Herbie McCracken
- Full name: Herbert Lowry McCracken
- Born: 8 July 1927 Belfast, Northern Ireland
- Died: 15 February 2023 (aged 95)
- School: Banbridge Academy
- University: Queen's University Belfast
- Occupation(s): Solicitor

Rugby union career
- Position(s): Scrum-half

International career
- Years: Team / Apps / (Points)
- 1954: Ireland / 1 / (0)

= Herbie McCracken =

Rugby union player from Northern Ireland

Herbert Lowry McCracken (8 July 1927 – 15 February 2023) was an Irish international rugby union player.

==Biography==
McCracken was born in Belfast and educated at Banbridge Academy, where he learned his rugby.

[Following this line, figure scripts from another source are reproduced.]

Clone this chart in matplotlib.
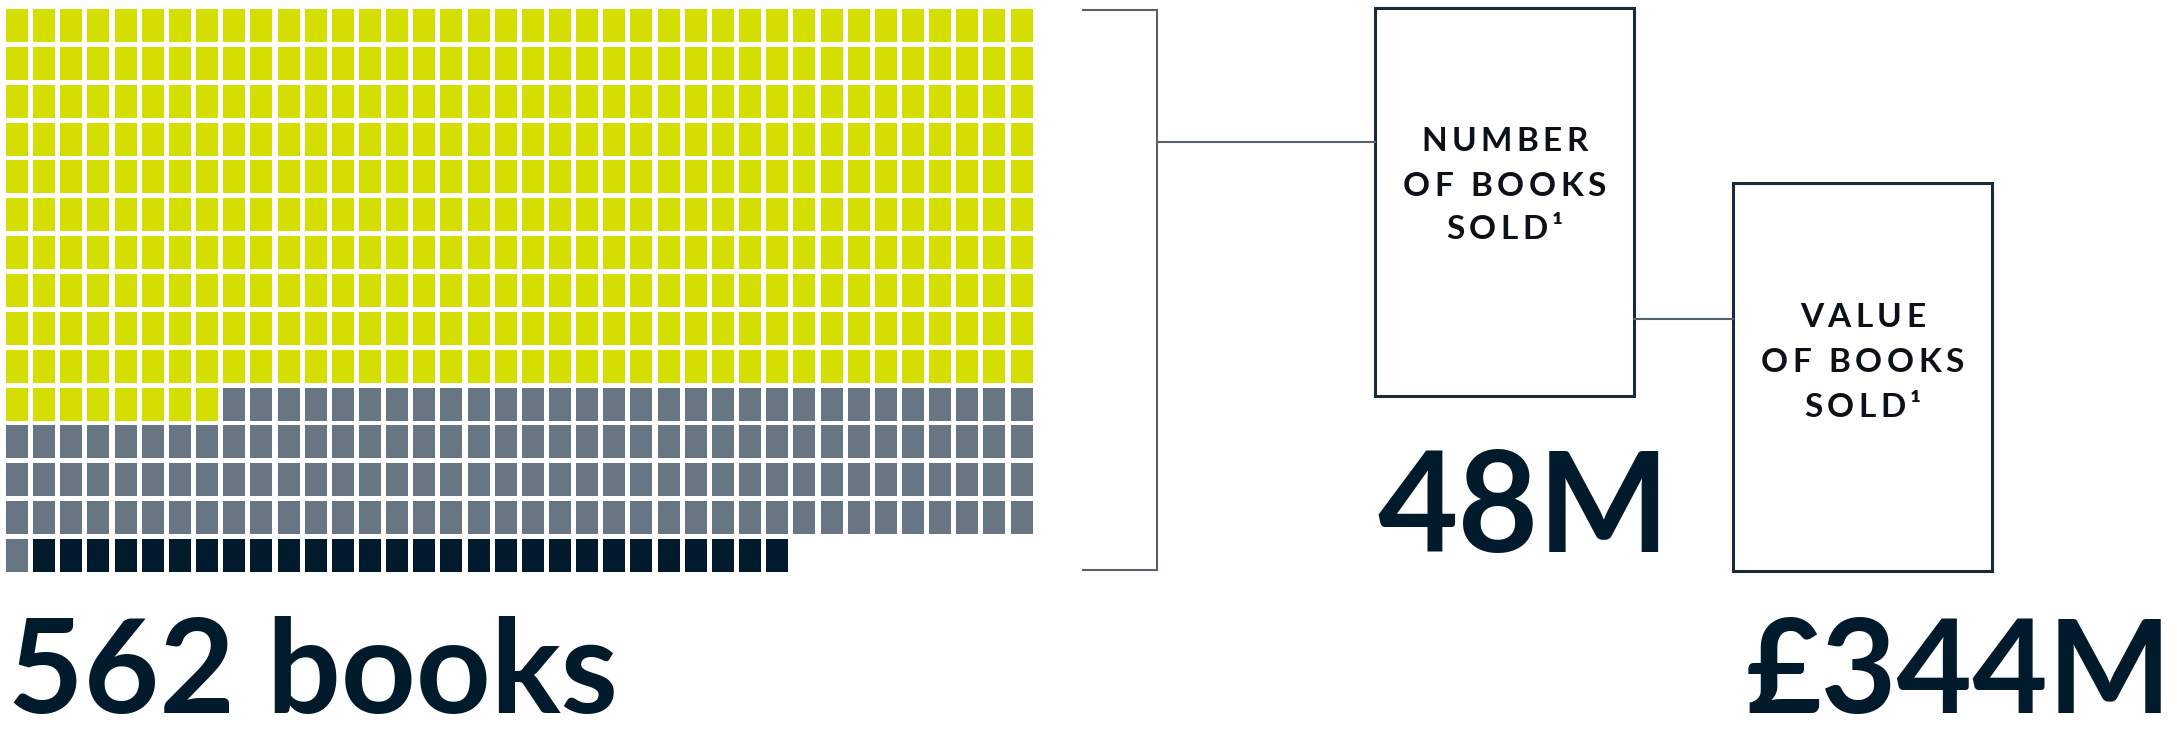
import matplotlib
matplotlib.use("Agg")
import matplotlib.pyplot as plt
from matplotlib.patches import Rectangle

# waffle data: one cell per book, filled row by row from the top left
segment_names = ["segment a", "segment b", "segment c"]
segment_counts = [388, 145, 28]
segment_colors = ["#D4DE00", "#687583", "#021B2C"]
n_cols = 38

# labels
total_label = "562 books"
box_labels = [["NUMBER", "OF BOOKS", "SOLD\u00b9"], ["VALUE", "OF BOOKS", "SOLD\u00b9"]]
box_values = ["48M", "\u00a3344M"]

plt.rcParams["font.family"] = ["Lato", "DejaVu Sans"]
DARK = "#021B2C"
LINE = "#56636F"

fig = plt.figure(figsize=(21.77, 7.37), dpi=100)
ax = fig.add_axes([0, 0, 1, 1])
ax.set_xlim(0, 2177)
ax.set_ylim(737, 0)
ax.axis("off")

# ---- waffle grid (pixel layout) ----
x0, y0 = 6, 9
px, py = 27.15, 37.85
cw, ch = 22, 33
cols, rows, colors = [], [], []
k = 0
for cnt, col in zip(segment_counts, segment_colors):
    for _ in range(cnt):
        rows.append(k // n_cols)
        cols.append(k % n_cols)
        colors.append(col)
        k += 1
lefts = [x0 + c * px for c in cols]
tops = [y0 + r * py for r in rows]
ax.bar(lefts, [ch] * len(lefts), width=cw, bottom=tops, align="edge",
       color=colors, linewidth=0)

# ---- bracket and connectors ----
ax.plot([1083, 1157, 1157, 1083], [10, 10, 570, 570], color=LINE, lw=1.5,
        solid_joinstyle="miter")
ax.plot([1157, 1375], [142, 142], color=LINE, lw=1.5)
ax.plot([1634, 1733], [319, 319], color=LINE, lw=1.5)

boxes = [(1375, 8, 259, 388), (1733, 183, 259, 388)]
for bx, by, bw, bh in boxes:
    ax.add_patch(Rectangle((bx, by), bw, bh, fill=False, edgecolor="#1B2A38", lw=2.2))

renderer = fig.canvas.get_renderer()


def text_width(s, size):
    t = ax.text(0, 0, s, fontsize=size, fontweight="bold")
    w = t.get_window_extent(renderer).width
    t.remove()
    return w


def spaced_text(cx, cy, s, size, track):
    # letter-spaced line, centred on cx
    offs = [text_width(s[:i + 1], size) - text_width(s[i], size) if s[i] != " " else 0
            for i in range(len(s))]
    total = text_width(s, size) + track * (len(s) - 1)
    start = cx - total / 2
    for i, c in enumerate(s):
        if c == " ":
            continue
        ax.text(start + offs[i] + i * track, cy, c, fontsize=size, fontweight="bold",
                color="#0B1116", ha="left", va="center")


line_y = [[141, 186, 229], [317, 362, 407]]
for (bx, by, bw, bh), lines, ys in zip(boxes, box_labels, line_y):
    for s, yy in zip(lines, ys):
        spaced_text(bx + bw / 2, yy, s, 24, 4.5)

big = dict(fontweight="bold", color=DARK, va="baseline")
ax.text(1377, 552, box_values[0], ha="left", fontsize=100, **big)
ax.text(2172, 713, box_values[1], ha="right", fontsize=94, **big)
ax.text(8, 713, total_label, ha="left", fontsize=94, **big)

fig.savefig("out.png", dpi=100)
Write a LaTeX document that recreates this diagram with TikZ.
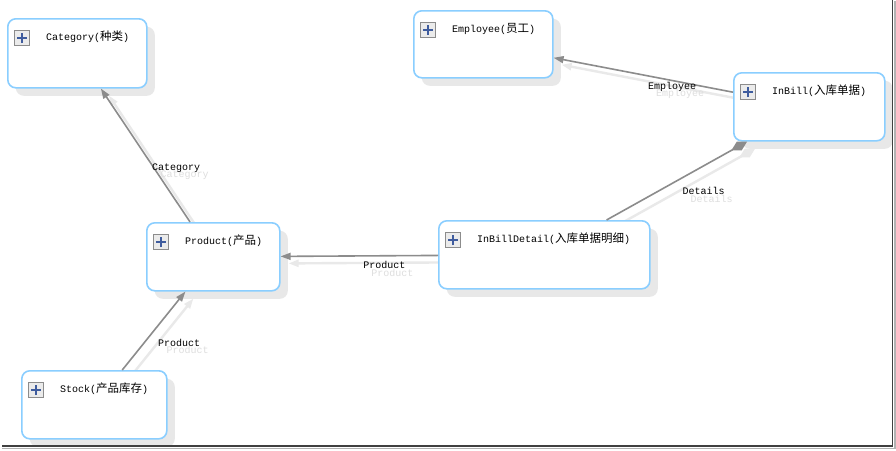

A scrum-half, McCracken played his rugby for the North of Ireland and Queen's University clubs. He was named to debut for Ireland in their 1951 Five Nations opener against France, but had to withdraw from the team after being hospitalised with pleurisy. His only Ireland cap didn't come until 1954, deputising Johnny O'Meara for a match against Wales at Lansdowne Road. Ireland lost to a last-minute Denzil Thomas drop goal.

McCracken was also an Ulster representative hockey player and won an Irish Senior Cup with the Banbridge Hockey Club.